For one, he wasn’t vague. “We said that by October of this year, privatisation will be concluded, and it is a certainty,”he said in a June interview. By October, it was concluded. Promise delivered. He had left by then, but the breakthrough was the result of structures put in place by him.
An obvious peg suited for his hole, international accomplishments undisputable, under his watch there was a steady increase in the number of hours consumers were supplied with electricity. And let’s be frank, a man much hated by the corrupt electricity union must have been doing something right.
But the technocrats’ cross is not easy to bear, especially if one desires to live above board.
When Nnaji accepted to serve as minister in a sector in which he had considerable interests, how much sacrifice was expected of him? How much did he reckon?
He resigned as director in all companies in which he had interests and put his shares in those companies on blind trust. But Nigerians expected more. They expected that the two companies in which Nnaji had interests should not have participated in the privatisation process, a once-in-a-blue-moon opportunity.

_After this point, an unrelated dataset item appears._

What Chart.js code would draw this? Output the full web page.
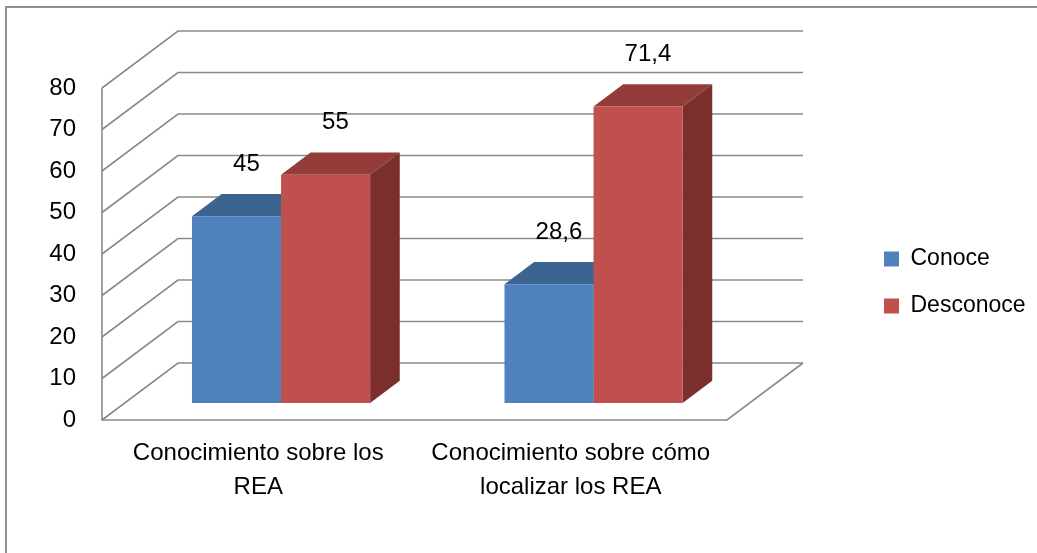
<!DOCTYPE html>
<html>
<head>
<meta charset="utf-8">
<script src="https://cdn.jsdelivr.net/npm/chart.js@4.4.1/dist/chart.umd.min.js"></script>
<style>
  body { margin: 0; background: #fff; }
  canvas { display: block; }
</style>
</head>
<body>
<canvas id="chart" width="1037" height="553"></canvas>
<script>
// data
const categories = [
  ['Conocimiento sobre los', 'REA'],
  ['Conocimiento sobre cómo', 'localizar los REA']
];
const seriesNames = ['Conoce', 'Desconoce'];
const conoce = [45, 28.6];
const desconoce = [55, 71.4];
const yMin = 0;
const yMax = 80;
const yStep = 10;

// colours: front, top, side
const blue = { front: '#4F81BD', top: '#3C6490', side: '#385D8A' };
const red = { front: '#C0504D', top: '#943C3A', side: '#7A2F2D' };

// 3D look: offset of back wall from the front plane
const depth = { dx: 76, dy: -57 };
const barFront = 0.3;  // where the bar front sits (fraction of depth)
const barDepth = 0.39; // how deep the bars are
const lineColor = '#8a8a8a';

const fontFamily = "'Liberation Sans', Arial, sans-serif";
Chart.defaults.font.family = fontFamily;
Chart.defaults.color = '#000';

const wall3d = {
  id: 'wall3d',
  beforeDraw(chart) {
    // outer chart border (only top and left visible)
    const ctx = chart.ctx;
    ctx.save();
    ctx.strokeStyle = '#8e8e8e';
    ctx.lineWidth = 2;
    ctx.beginPath();
    ctx.moveTo(6, chart.height);
    ctx.lineTo(6, 7);
    ctx.lineTo(chart.width, 7);
    ctx.stroke();
    ctx.restore();
  },
  beforeDatasetsDraw(chart) {
    const { ctx, chartArea: a, scales: { y } } = chart;
    ctx.save();
    ctx.strokeStyle = lineColor;
    ctx.lineWidth = 1.6;
    y.ticks.forEach(t => {
      const py = y.getPixelForValue(t.value);
      ctx.beginPath();
      ctx.moveTo(a.left, py);
      ctx.lineTo(a.left + depth.dx, py + depth.dy);
      ctx.lineTo(a.right + depth.dx, py + depth.dy);
      ctx.stroke();
    });
    // front edge of side wall and floor
    ctx.beginPath();
    ctx.moveTo(a.left, a.top);
    ctx.lineTo(a.left, a.bottom);
    ctx.lineTo(a.right, a.bottom);
    ctx.lineTo(a.right + depth.dx, a.bottom + depth.dy);
    ctx.stroke();

    // top and side faces of the bars
    const fx = depth.dx * barFront, fy = depth.dy * barFront;
    const bx = depth.dx * barDepth, by = depth.dy * barDepth;
    chart.data.datasets.forEach((ds, i) => {
      chart.getDatasetMeta(i).data.forEach(bar => {
        const l = bar.x - bar.width / 2 + fx;
        const r = bar.x + bar.width / 2 + fx;
        const t = bar.y + fy;
        const b = bar.base + fy;
        ctx.fillStyle = ds.topColor;
        ctx.beginPath();
        ctx.moveTo(l, t);
        ctx.lineTo(r, t);
        ctx.lineTo(r + bx, t + by);
        ctx.lineTo(l + bx, t + by);
        ctx.closePath();
        ctx.fill();
        ctx.fillStyle = ds.sideColor;
        ctx.beginPath();
        ctx.moveTo(r, t);
        ctx.lineTo(r + bx, t + by);
        ctx.lineTo(r + bx, b + by);
        ctx.lineTo(r, b);
        ctx.closePath();
        ctx.fill();
      });
    });
    ctx.restore();

    // front faces drawn by chart.js, pushed back into the scene
    ctx.save();
    ctx.translate(fx, fy);
  },
  afterDatasetsDraw(chart) {
    const ctx = chart.ctx;
    ctx.restore();
    const fx = depth.dx * barFront, fy = depth.dy * barFront;
    const bx = depth.dx * barDepth, by = depth.dy * barDepth;
    ctx.save();
    ctx.font = '24px ' + fontFamily;
    ctx.fillStyle = '#000';
    ctx.textAlign = 'center';
    ctx.textBaseline = 'middle';
    chart.data.datasets.forEach((ds, i) => {
      chart.getDatasetMeta(i).data.forEach((bar, j) => {
        const text = String(ds.data[j]).replace('.', ',');
        ctx.fillText(text, bar.x + fx + bx / 3, bar.y + fy + by - 30);
      });
    });
    ctx.restore();
  }
};

const ctx = document.getElementById('chart').getContext('2d');
const myChart = new Chart(ctx, {
  type: 'bar',
  data: {
    labels: categories,
    datasets: [
      {
        label: seriesNames[0],
        data: conoce,
        backgroundColor: blue.front,
        topColor: blue.top,
        sideColor: blue.side,
        borderWidth: 0
      },
      {
        label: seriesNames[1],
        data: desconoce,
        backgroundColor: red.front,
        topColor: red.top,
        sideColor: red.side,
        borderWidth: 0
      }
    ]
  },
  options: {
    responsive: false,
    animation: false,
    devicePixelRatio: 1,
    layout: {
      padding: { left: 6, right: 6.2, top: 88, bottom: 43 }
    },
    datasets: {
      bar: {
        categoryPercentage: 0.57,
        barPercentage: 1,
        clip: false
      }
    },
    scales: {
      x: {
        grid: { display: false, drawTicks: false },
        border: { display: false },
        ticks: {
          font: { size: 24, lineHeight: 1.42 },
          color: '#000',
          padding: 16,
          maxRotation: 0
        },
        afterFit(scale) { scale.height = 90; }
      },
      y: {
        min: yMin,
        max: yMax,
        grid: { display: false, drawTicks: false },
        border: { display: false },
        ticks: {
          stepSize: yStep,
          font: { size: 24 },
          color: '#000',
          padding: 26
        },
        afterFit(scale) { scale.width = 96; }
      },
      // empty space between plot and legend
      gap: {
        type: 'linear',
        position: 'right',
        grid: { display: false, drawTicks: false },
        border: { display: false },
        ticks: { display: false },
        afterFit(scale) { scale.width = 133; }
      }
    },
    plugins: {
      legend: {
        position: 'right',
        fullSize: false,
        // empty title only lowers the entries to where they sit in the original
        title: {
          display: true,
          text: '',
          font: { size: 12, lineHeight: 1 },
          padding: { top: 22.5, bottom: 22.5 }
        },
        labels: {
          boxWidth: 15,
          boxHeight: 15,
          padding: 24,
          font: { size: 23 },
          color: '#000'
        }
      },
      tooltip: { enabled: false }
    }
  },
  plugins: [wall3d]
});
</script>
</body>
</html>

Inevitably, the thinking was that Nnaji’s previous association with the companies (one belongs to him, the other had been a contractor for his firm) gave them an unfair advantage and should have bared them from seeking to expand their portfolios while he was minister. Nnaji’s explanation that he’d opted out of the selection process to avoid a conflict of interest was not enough.
Thus was he caught between Scylla and Charybdis: banned by law and morality from touching public funds and banned by public perception from competing and making profit in his business, no matter that he was, as he put it, no longer involved day-to-day.

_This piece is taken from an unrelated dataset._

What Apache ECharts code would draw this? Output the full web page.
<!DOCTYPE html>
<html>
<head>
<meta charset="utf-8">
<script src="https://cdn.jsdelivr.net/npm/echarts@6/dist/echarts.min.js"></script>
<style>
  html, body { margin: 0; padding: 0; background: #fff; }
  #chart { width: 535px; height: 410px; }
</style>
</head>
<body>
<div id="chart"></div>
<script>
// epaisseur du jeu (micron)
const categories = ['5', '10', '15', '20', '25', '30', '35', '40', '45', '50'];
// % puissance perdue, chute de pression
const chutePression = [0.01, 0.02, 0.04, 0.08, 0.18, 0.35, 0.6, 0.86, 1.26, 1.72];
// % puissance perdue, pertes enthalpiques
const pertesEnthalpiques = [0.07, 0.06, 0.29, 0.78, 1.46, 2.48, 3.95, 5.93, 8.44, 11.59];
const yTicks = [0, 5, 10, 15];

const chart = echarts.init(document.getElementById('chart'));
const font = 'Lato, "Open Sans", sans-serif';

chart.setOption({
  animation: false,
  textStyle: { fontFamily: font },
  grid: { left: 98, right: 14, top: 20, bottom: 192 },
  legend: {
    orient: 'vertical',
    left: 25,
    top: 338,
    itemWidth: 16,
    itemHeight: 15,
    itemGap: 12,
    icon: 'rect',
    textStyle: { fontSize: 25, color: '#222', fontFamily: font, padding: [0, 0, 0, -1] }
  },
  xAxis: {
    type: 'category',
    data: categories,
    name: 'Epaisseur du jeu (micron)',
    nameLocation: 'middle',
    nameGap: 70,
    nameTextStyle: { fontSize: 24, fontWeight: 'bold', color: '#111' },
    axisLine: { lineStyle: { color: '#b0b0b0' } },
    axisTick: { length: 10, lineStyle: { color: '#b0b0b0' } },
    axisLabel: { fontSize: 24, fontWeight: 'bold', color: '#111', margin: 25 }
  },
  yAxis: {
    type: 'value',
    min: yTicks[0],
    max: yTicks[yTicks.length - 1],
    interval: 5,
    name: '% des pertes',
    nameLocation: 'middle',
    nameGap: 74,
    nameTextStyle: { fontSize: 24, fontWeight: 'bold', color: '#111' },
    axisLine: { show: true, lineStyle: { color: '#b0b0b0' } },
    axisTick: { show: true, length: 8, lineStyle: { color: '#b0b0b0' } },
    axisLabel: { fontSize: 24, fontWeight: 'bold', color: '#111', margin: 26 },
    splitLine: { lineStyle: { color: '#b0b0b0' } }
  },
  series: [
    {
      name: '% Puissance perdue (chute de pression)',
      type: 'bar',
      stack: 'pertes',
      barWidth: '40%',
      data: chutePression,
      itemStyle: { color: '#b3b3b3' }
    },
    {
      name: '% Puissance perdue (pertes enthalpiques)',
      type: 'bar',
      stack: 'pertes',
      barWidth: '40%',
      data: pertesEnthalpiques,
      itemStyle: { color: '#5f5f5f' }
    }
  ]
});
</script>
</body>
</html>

Nnaji had to make a choice. He chose to go. That’s if you believe him.
There are other scenarios. Perhaps Nnaji had simply lost out in the power play between him and his successor as chairman of the presidential task force on power, Reynolds Bekinbo Dagogo-Jack. Perhaps the power cabal had finally gotten something on their foe. It could also bethat he’d sought to corruptly influence things in favour of the two firms.
Mostly likely, it was all of the above, though Nigerians were clearly willing to buy the Nnaji official rendition that he “had to voluntarily resign to retain my integrity, which has in recent days come under scurrilous attacks by powerful vested interests that were hell-bent on besmirching the integrity and reputation that I’ve painstakingly built over the years.”
Not one to be held back, the maverick professor has returned to his firm, Geometric power, which – if everything goes according to plan – should begin supplying 188MW of power from its Aba plant in two months time.
And the ministry he left behind? There is still no substantive minister in place. The man pulling the strings is Reynolds Dagogo-Jack, the new chairman of the Prbesidential Task Force on Power, who in December bragged that Nigeria is now generating “its highest power yet at 4349MW.”
Of course, if Dagogo-Jack had done a simple Internet search he might have noticed that this so-called record power generation is almost 100MW less than the 4447MW we were reportedly generating in the final days of Nnaji’s tenure.
This simple announcement was ample notification that Nigeria was almost certainly back to pre-Nnaji darkness. And it might take a while before we find the switch again.